A REPORT compiled by the Kiel Institute for the World Economy (IfW Kiel) and the ifo Institute Munich has concluded that the European Union has a trade surplus with itself of €307 billion rather than the zero it should be.
They contend that simple calculation errors could not possibly account for such a huge amount which grows annually but is likely to be the result of massive tax fraud which affects every member state.
According to their estimates, such practices could have cost the EU member states’ treasuries some €30 billion in 2018 alone and it is easy for companies to perform the sleight of hand which results in the tax evasion.
“When companies declare sales as exports, they are exempt from VAT. However, if, in reality, these transactions were not cross-border but domestic, they are not recorded in the supposed trading partner’s import statistics and go untaxed,” explained those responsible for undertaking the study.

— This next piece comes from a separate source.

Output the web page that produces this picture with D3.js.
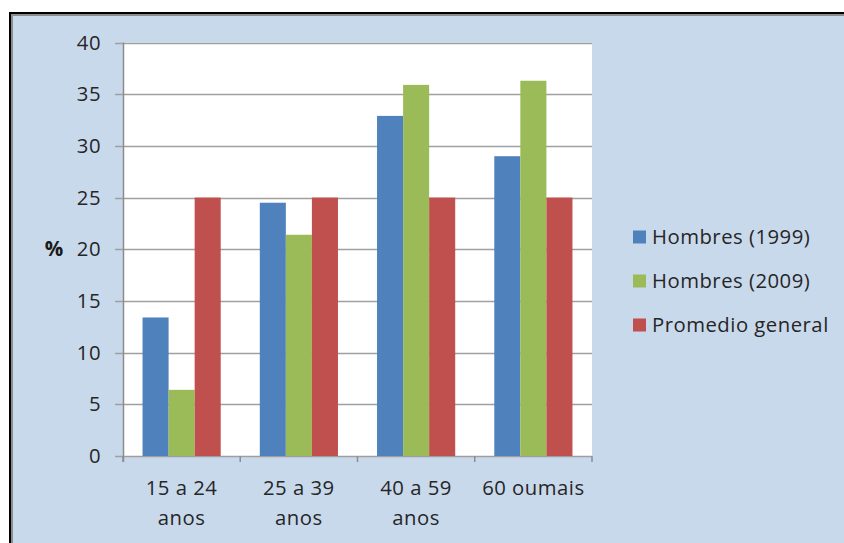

Last year, the entire world ran a trade surplus with itself of €357 billion, so this new analysis suggests that 86 per cent of the global deviation is solely due to the EU and points a finger at the UK due in part to the way in which it prepares its trade data using small random samples only.
Britain however battled for many years with the Carousel Fraud problem which saw goods imported from the EU without paying VAT and then companies selling those goods and charging VAT , finally closing down prior to paying the UK Customs and absconding with the money.